[Charts and diagrams as code]
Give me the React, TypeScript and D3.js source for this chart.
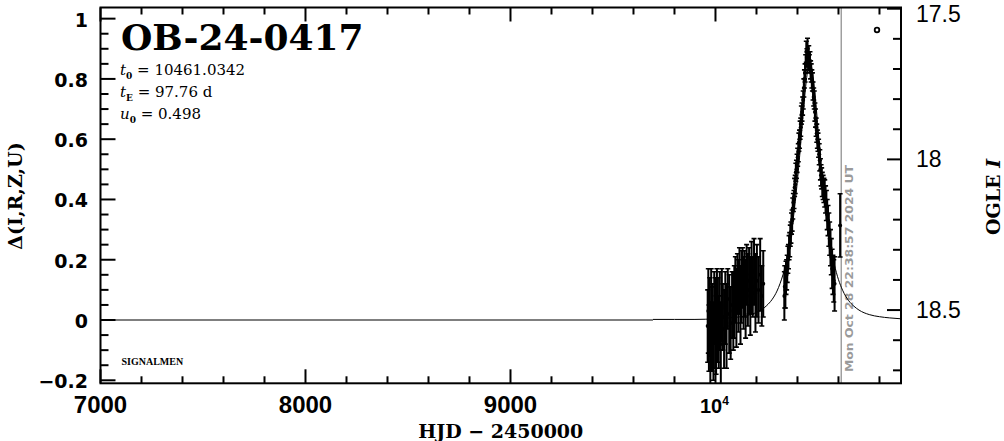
import React from 'react';
import * as d3 from 'd3';

// ---------- data ----------
const X_DOMAIN = [7000, 10905];
const Y_DOMAIN = [-0.21, 1.037];
const I_BASE = 18.533;

const X_MAJOR = [7000, 8000, 9000, 10000];
const X_LABELS = ['7000', '8000', '9000', '10'];
const Y_MAJOR = [-0.2, 0, 0.2, 0.4, 0.6, 0.8, 1];
const Y_LABELS = ['\u22120.2', '0', '0.2', '0.4', '0.6', '0.8', '1'];
const I_MAJOR = [17.5, 18, 18.5];
const I_LABELS = ['17.5', '18', '18.5'];

const TITLE = 'OB-24-0417';
const PARAM_NAMES = ['t', 't', 'u'];
const PARAM_SUBS = ['0', 'E', '0'];
const PARAM_VALUES = ['10461.0342', '97.76 d', '0.498'];
const STAMP = 'Mon Oct 28 22:38:57 2024 UT';
const T_NOW = 10613.5;

const BASE_T = [7000, 9695];
const BASE_D = [0, 0];

const MODEL_T = [9695, 9800, 9900, 10000, 10100, 10150, 10200, 10225, 10250, 10275, 10300, 10315, 10330, 10340, 10350, 10360, 10370, 10380, 10390, 10400, 10410, 10420, 10430, 10440, 10450, 10461, 10470, 10480, 10490, 10500, 10510, 10520, 10530, 10540, 10550, 10560, 10570, 10580, 10590, 10600, 10620, 10650, 10675, 10700, 10750, 10800, 10850, 10905];
const MODEL_D = [0.002, 0.002, 0.002, 0.004, 0.009, 0.014, 0.025, 0.034, 0.048, 0.067, 0.096, 0.121, 0.152, 0.178, 0.209, 0.246, 0.289, 0.339, 0.398, 0.465, 0.539, 0.620, 0.701, 0.775, 0.829, 0.851, 0.836, 0.787, 0.717, 0.636, 0.555, 0.479, 0.410, 0.350, 0.298, 0.254, 0.216, 0.184, 0.157, 0.134, 0.099, 0.064, 0.046, 0.033, 0.018, 0.011, 0.007, 0.004];

const OBS_T = [
  9962, 9965, 9968, 9972, 9975, 9979, 9983, 9986, 9990, 9994, 9998, 10003, 10007, 10012, 10016, 10021, 10026, 10031, 10036, 10042, 10048, 10054, 10060, 10067, 10074, 10081, 10087,
  10092, 10097, 10102, 10107, 10112, 10117, 10122, 10127, 10132, 10137, 10142, 10147, 10152, 10158, 10164, 10170, 10176, 10182, 10188, 10195, 10202, 10210, 10218, 10226, 10233,
  10336, 10338, 10341, 10344, 10347, 10350, 10353, 10356, 10359, 10362, 10365, 10368, 10371, 10374, 10377, 10380, 10383, 10386, 10389, 10392, 10395, 10398, 10401, 10404, 10407, 10410, 10413, 10416, 10419, 10422, 10425, 10428, 10431, 10434, 10437, 10440, 10443, 10446, 10449, 10452, 10455, 10458, 10461, 10464, 10467, 10470, 10473, 10476, 10479, 10482, 10485, 10488, 10491, 10494, 10497, 10500, 10503, 10506, 10509, 10512, 10515, 10518, 10521, 10525, 10529, 10533, 10537, 10541, 10545, 10549, 10553, 10557, 10561, 10565, 10569, 10573, 10577, 10581,
  10608
];
const OBS_D = [
  -0.02, 0.03, -0.06, 0.01, -0.09, 0.05, -0.03, 0.02, -0.07, 0.04, -0.01, -0.05, 0.06, 0.00, -0.04, 0.03, -0.08, 0.05, 0.01, -0.03, 0.04, -0.02, 0.07, 0.02, -0.01, 0.05, 0.03,
  0.06, 0.10, 0.04, 0.12, 0.08, 0.13, 0.05, 0.11, 0.14, 0.09, 0.12, 0.07, 0.15, 0.10, 0.13, 0.08, 0.14, 0.11, 0.16, 0.09, 0.13, 0.10, 0.15, 0.08, 0.12,
  0.08, 0.11, 0.10, 0.14, 0.15, 0.17, 0.20, 0.21, 0.24, 0.25, 0.28, 0.29, 0.32, 0.33, 0.37, 0.39, 0.40, 0.44, 0.45, 0.49, 0.50, 0.52, 0.54, 0.555, 0.59, 0.60, 0.63, 0.64, 0.68, 0.69, 0.71, 0.73, 0.77, 0.80, 0.82, 0.85, 0.89, 0.87, 0.90, 0.86, 0.88, 0.85, 0.86, 0.83, 0.82, 0.80, 0.79, 0.76, 0.74, 0.73, 0.69, 0.67, 0.64, 0.62, 0.60, 0.59, 0.57, 0.55, 0.53, 0.50, 0.48, 0.47, 0.45, 0.44, 0.43, 0.42, 0.40, 0.38, 0.35, 0.33, 0.30, 0.27, 0.24, 0.21, 0.17, 0.15, 0.13, 0.12,
  0.314
];
const OBS_E = [
  0.12, 0.14, 0.11, 0.13, 0.15, 0.12, 0.14, 0.10, 0.13, 0.12, 0.15, 0.13, 0.11, 0.14, 0.12, 0.13, 0.14, 0.12, 0.11, 0.13, 0.12, 0.14, 0.10, 0.13, 0.12, 0.11, 0.13,
  0.12, 0.11, 0.13, 0.10, 0.12, 0.11, 0.13, 0.12, 0.10, 0.12, 0.11, 0.13, 0.10, 0.12, 0.11, 0.13, 0.12, 0.10, 0.11, 0.13, 0.12, 0.11, 0.12, 0.10, 0.11,
  0.08, 0.07, 0.06, 0.055, 0.05, 0.045, 0.045, 0.04, 0.04, 0.04, 0.035, 0.035, 0.035, 0.035, 0.035, 0.03, 0.03, 0.03, 0.03, 0.03, 0.03, 0.03, 0.03, 0.03, 0.03, 0.03, 0.03, 0.03, 0.03, 0.03, 0.03, 0.03, 0.03, 0.03, 0.03, 0.03, 0.035, 0.03, 0.035, 0.03, 0.03, 0.03, 0.03, 0.03, 0.03, 0.03, 0.03, 0.03, 0.03, 0.03, 0.03, 0.03, 0.03, 0.03, 0.03, 0.03, 0.03, 0.035, 0.035, 0.035, 0.035, 0.035, 0.04, 0.04, 0.04, 0.045, 0.045, 0.05, 0.05, 0.05, 0.055, 0.055, 0.06, 0.06, 0.065, 0.065, 0.07, 0.09,
  0.105
];

// ---------- layout ----------
const W = 1004;
const H = 441;
const L = 100.5, R = 901, T = 7.5, B = 383.3;

export default function App() {
  const x = d3.scaleLinear().domain(X_DOMAIN).range([L, R]);
  const y = d3.scaleLinear().domain(Y_DOMAIN).range([B, T]);
  const yi = d3.scaleLinear().domain([I_BASE - Y_DOMAIN[0], I_BASE - Y_DOMAIN[1]]).range([B, T]);

  const xMinor = d3.range(7000, 10901, 200);
  const yMinor = d3.range(-0.2, 1.0001, 0.05);
  const iMinor = d3.range(17.5, 18.75, 0.1);

  const line = d3.line<number>().x((d, i) => x(MODEL_T[i])).y((d) => y(d)).curve(d3.curveMonotoneX);
  const baseLine = d3.line<number>().x((d, i) => x(BASE_T[i])).y((d) => y(d));

  const black = '#000';
  const gray = '#9a9a9a';
  const serif = 'DejaVu Serif';

  return (
    <svg width={W} height={H} style={{ position: 'absolute', left: 0, top: 0, background: '#fff' }}>
      <defs>
        <clipPath id="plot"><rect x={L} y={T} width={R - L} height={B - T} /></clipPath>
      </defs>
      <rect x={0} y={0} width={W} height={H} fill="#fff" />

      {/* now line */}
      <line x1={x(T_NOW)} x2={x(T_NOW)} y1={T} y2={B} stroke={gray} strokeWidth={1.4} />
      <text transform={`translate(${x(T_NOW) + 12},268.5) rotate(-90)`} textAnchor="middle"
        fontFamily="DejaVu Sans" fontWeight="bold" fontSize={11} fill={gray} textLength={207} lengthAdjust="spacingAndGlyphs">{STAMP}</text>

      <g clipPath="url(#plot)">
        <path d={baseLine(BASE_D) || ''} fill="none" stroke={black} strokeWidth={1.1} />
        <path d={line(MODEL_D) || ''} fill="none" stroke={black} strokeWidth={1} />
        {OBS_T.map((t, i) => {
          const cx = x(t);
          const y1 = y(OBS_D[i] - OBS_E[i]);
          const y2 = y(OBS_D[i] + OBS_E[i]);
          return (
            <g key={i}>
              <line x1={cx} x2={cx} y1={y1} y2={y2} stroke={black} strokeWidth={2} />
              <line x1={cx - 2.5} x2={cx + 2.5} y1={y1} y2={y1} stroke={black} strokeWidth={1.6} />
              <line x1={cx - 2.5} x2={cx + 2.5} y1={y2} y2={y2} stroke={black} strokeWidth={1.6} />
              <circle cx={cx} cy={y(OBS_D[i])} r={2} fill={black} />
            </g>
          );
        })}
      </g>

      {/* frame */}
      <rect x={L} y={T} width={R - L} height={B - T} fill="none" stroke={black} strokeWidth={2} />

      {/* x ticks */}
      {xMinor.map((v) => {
        const major = X_MAJOR.includes(v);
        const len = major ? 14 : 7;
        return (
          <g key={'x' + v}>
            <line x1={x(v)} x2={x(v)} y1={B} y2={B - len} stroke={black} strokeWidth={2} />
            <line x1={x(v)} x2={x(v)} y1={T} y2={T + len} stroke={black} strokeWidth={2} />
          </g>
        );
      })}
      {X_MAJOR.map((v, i) =>
        v === 10000 ? (
          <text key={'xl' + v} x={x(v) - 15.5} y={412.7} fontFamily="Liberation Sans" fontWeight="bold" fontSize={20} fill={black}>
            {X_LABELS[i]}
            <tspan dy={-8} fontSize={12}>4</tspan>
          </text>
        ) : (
          <text key={'xl' + v} x={x(v)} y={412.7} textAnchor="middle" fontFamily="Liberation Sans" fontWeight="bold" fontSize={24} fill={black}>
            {X_LABELS[i]}
          </text>
        )
      )}

      {/* left y ticks */}
      {yMinor.map((v, i) => {
        const major = i % 4 === 0;
        const len = major ? 15 : 8;
        return <line key={'y' + i} x1={L} x2={L + len} y1={y(v)} y2={y(v)} stroke={black} strokeWidth={2} />;
      })}
      {Y_MAJOR.map((v, i) => (
        <text key={'yl' + i} x={88} y={y(v) + 8} textAnchor="end" fontFamily="DejaVu Sans" fontWeight="bold" fontSize={19} fill={black}>
          {Y_LABELS[i]}
        </text>
      ))}

      {/* right I ticks */}
      {iMinor.map((v, i) => {
        const major = i % 5 === 0;
        const len = major ? 14 : 8;
        return <line key={'i' + i} x1={R} x2={R - len} y1={yi(v)} y2={yi(v)} stroke={black} strokeWidth={2} />;
      })}
      {I_MAJOR.map((v, i) => (
        <text key={'il' + i} x={916} y={Math.max(yi(v) + 8, 21.5)} fontFamily="Liberation Sans" fontSize={23} fill={black}>
          {I_LABELS[i]}
        </text>
      ))}

      {/* axis titles */}
      <text x={(L + R) / 2} y={438} textAnchor="middle" fontFamily={serif} fontWeight="bold" fontSize={19} fill={black}>
        HJD {'\u2212'} 2450000
      </text>
      <text transform={`translate(22,196) rotate(-90)`} textAnchor="middle" fontFamily={serif} fontWeight="bold" fontSize={19} fill={black}>
        {'\u0394(I,R,Z,U)'}
      </text>
      <text transform={`translate(1000,197) rotate(-90)`} textAnchor="middle" fontFamily={serif} fontWeight="bold" fontSize={19} fill={black}>
        OGLE <tspan fontStyle="italic">I</tspan>
      </text>

      {/* title and params */}
      <text x={121} y={50} fontFamily={serif} fontWeight="bold" fontSize={36} fill={black}>{TITLE}</text>
      {PARAM_NAMES.map((n, i) => (
        <text key={'p' + i} x={120} y={75 + i * 22} fontFamily={serif} fontSize={15} fill={black}>
          <tspan fontStyle="italic">{n}</tspan>
          <tspan dy={4} fontSize={9} fontWeight="bold">{PARAM_SUBS[i]}</tspan>
          <tspan dy={-4}>{' = ' + PARAM_VALUES[i]}</tspan>
        </text>
      ))}
      <text x={121.5} y={365} fontFamily="Liberation Serif" fontWeight="bold" fontSize={10} fill={black}>SIGNALMEN</text>

      {/* marker */}
      <circle cx={877} cy={30} r={2.3} fill="none" stroke={black} strokeWidth={1.8} />
    </svg>
  );
}
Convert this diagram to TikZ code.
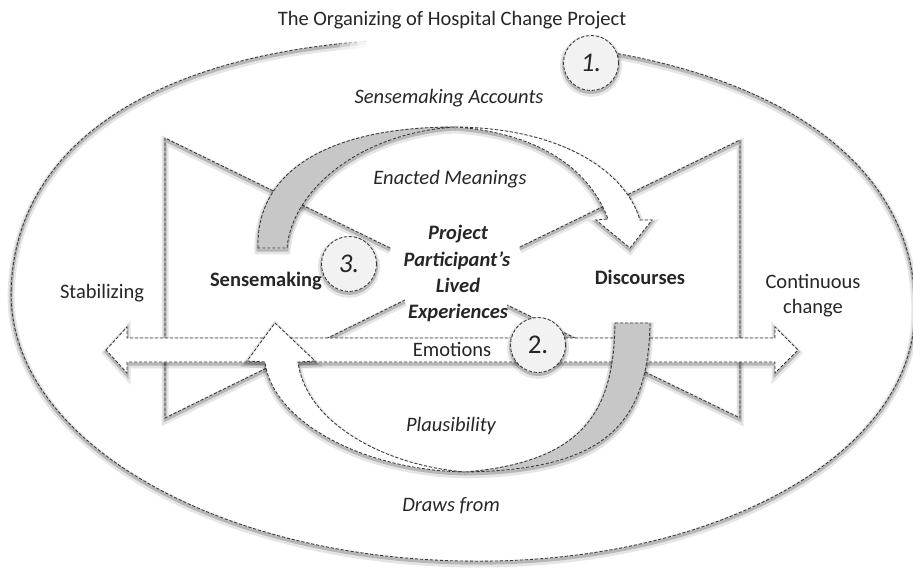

Exercise objective
Give again, word for word, every line from the top of the data through the line with "const I_BASE = 18.533;", both ends included, and exclude the pictures.

Output for this exercise
Give me the React, TypeScript and D3.js source for this chart.
import React from 'react';
import * as d3 from 'd3';

// ---------- data ----------
const X_DOMAIN = [7000, 10905];
const Y_DOMAIN = [-0.21, 1.037];
const I_BASE = 18.533;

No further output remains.